WHAT THIS TASK INVOLVES: Write out the opening lines of the data word for word, up to and including the line with "0.666, 0.632, 1.31];", and leave every picture and every later line out.

============

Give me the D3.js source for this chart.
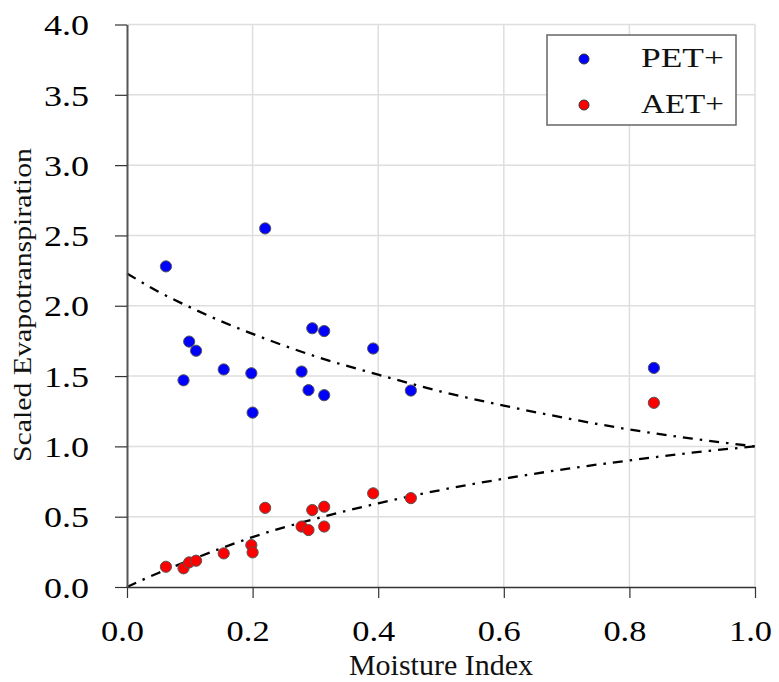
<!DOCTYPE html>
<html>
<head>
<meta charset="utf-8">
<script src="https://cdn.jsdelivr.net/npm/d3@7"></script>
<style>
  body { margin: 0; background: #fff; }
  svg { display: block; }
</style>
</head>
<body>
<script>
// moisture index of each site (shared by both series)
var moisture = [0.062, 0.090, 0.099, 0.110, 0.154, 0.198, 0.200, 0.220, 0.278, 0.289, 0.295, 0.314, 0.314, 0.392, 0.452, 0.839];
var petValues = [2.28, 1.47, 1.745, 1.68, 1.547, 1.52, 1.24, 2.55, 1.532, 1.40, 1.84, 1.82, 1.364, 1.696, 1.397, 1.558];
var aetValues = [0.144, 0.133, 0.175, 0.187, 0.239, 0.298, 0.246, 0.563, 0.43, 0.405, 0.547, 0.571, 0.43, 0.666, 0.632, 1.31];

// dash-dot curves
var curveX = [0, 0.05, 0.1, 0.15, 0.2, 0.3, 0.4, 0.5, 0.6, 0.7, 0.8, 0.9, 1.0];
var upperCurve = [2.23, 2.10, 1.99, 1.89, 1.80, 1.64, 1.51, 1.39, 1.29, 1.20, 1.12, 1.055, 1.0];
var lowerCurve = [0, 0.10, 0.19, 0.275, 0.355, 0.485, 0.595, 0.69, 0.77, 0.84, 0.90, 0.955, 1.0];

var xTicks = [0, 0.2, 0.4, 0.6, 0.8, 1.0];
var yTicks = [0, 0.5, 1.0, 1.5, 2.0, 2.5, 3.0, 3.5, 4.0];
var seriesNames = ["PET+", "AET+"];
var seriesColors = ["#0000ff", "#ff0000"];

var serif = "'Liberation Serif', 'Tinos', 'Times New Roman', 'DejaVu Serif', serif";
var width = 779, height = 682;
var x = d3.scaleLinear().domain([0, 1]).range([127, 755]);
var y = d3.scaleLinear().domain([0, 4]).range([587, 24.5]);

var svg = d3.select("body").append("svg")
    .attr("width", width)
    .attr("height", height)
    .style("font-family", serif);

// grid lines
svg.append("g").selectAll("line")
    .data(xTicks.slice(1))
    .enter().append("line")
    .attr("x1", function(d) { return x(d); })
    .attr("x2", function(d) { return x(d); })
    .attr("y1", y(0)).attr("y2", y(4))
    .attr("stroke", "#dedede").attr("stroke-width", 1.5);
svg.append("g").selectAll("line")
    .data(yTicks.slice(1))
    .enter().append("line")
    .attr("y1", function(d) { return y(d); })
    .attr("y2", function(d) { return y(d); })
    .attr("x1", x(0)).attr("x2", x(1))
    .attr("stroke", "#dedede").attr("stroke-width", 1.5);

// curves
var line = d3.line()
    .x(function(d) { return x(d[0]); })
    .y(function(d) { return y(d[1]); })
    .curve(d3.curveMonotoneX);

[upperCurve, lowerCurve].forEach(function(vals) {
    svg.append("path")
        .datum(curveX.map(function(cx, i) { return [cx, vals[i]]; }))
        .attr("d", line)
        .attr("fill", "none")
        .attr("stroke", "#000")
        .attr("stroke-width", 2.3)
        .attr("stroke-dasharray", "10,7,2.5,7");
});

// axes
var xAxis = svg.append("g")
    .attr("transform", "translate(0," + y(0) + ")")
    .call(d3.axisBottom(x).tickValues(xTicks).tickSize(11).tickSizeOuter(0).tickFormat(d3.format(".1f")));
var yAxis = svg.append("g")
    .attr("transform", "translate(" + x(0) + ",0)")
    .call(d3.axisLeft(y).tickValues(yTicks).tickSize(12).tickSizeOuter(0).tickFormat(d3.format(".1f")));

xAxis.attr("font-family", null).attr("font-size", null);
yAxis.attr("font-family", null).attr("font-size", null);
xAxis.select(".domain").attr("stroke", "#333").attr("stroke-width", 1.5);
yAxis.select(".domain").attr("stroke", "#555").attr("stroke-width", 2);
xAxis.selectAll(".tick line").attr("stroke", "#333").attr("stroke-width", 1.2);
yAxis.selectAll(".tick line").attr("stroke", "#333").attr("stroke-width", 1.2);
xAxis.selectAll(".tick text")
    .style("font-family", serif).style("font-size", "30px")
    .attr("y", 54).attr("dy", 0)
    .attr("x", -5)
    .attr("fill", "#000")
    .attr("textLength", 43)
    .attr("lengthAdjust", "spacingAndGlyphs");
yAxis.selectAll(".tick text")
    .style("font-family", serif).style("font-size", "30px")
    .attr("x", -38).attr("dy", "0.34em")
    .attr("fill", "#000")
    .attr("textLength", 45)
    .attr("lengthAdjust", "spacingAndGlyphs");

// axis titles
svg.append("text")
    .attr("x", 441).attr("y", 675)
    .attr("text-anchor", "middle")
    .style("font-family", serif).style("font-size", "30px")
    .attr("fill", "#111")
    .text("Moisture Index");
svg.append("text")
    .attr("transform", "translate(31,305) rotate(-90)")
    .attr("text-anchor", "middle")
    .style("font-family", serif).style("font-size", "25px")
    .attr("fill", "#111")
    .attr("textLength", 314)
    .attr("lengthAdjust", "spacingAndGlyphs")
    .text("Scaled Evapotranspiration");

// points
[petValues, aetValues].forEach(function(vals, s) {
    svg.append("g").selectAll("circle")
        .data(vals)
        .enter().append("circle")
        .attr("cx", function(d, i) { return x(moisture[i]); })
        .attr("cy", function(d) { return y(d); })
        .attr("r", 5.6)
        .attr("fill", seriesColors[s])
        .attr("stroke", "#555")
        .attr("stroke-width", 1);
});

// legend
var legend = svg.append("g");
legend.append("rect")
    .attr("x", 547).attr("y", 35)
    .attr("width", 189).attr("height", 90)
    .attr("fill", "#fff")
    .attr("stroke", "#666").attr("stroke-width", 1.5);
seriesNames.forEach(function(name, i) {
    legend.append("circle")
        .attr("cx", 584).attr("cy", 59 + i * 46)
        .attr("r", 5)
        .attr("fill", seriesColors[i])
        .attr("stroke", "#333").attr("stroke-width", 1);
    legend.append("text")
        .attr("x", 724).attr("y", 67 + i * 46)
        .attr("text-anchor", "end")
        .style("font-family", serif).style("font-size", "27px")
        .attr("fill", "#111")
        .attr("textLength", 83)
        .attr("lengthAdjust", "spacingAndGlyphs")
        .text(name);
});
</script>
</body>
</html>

============

WRITTEN SOLUTION:
Give me the D3.js source for this chart.
<!DOCTYPE html>
<html>
<head>
<meta charset="utf-8">
<script src="https://cdn.jsdelivr.net/npm/d3@7"></script>
<style>
  body { margin: 0; background: #fff; }
  svg { display: block; }
</style>
</head>
<body>
<script>
// moisture index of each site (shared by both series)
var moisture = [0.062, 0.090, 0.099, 0.110, 0.154, 0.198, 0.200, 0.220, 0.278, 0.289, 0.295, 0.314, 0.314, 0.392, 0.452, 0.839];
var petValues = [2.28, 1.47, 1.745, 1.68, 1.547, 1.52, 1.24, 2.55, 1.532, 1.40, 1.84, 1.82, 1.364, 1.696, 1.397, 1.558];
var aetValues = [0.144, 0.133, 0.175, 0.187, 0.239, 0.298, 0.246, 0.563, 0.43, 0.405, 0.547, 0.571, 0.43, 0.666, 0.632, 1.31];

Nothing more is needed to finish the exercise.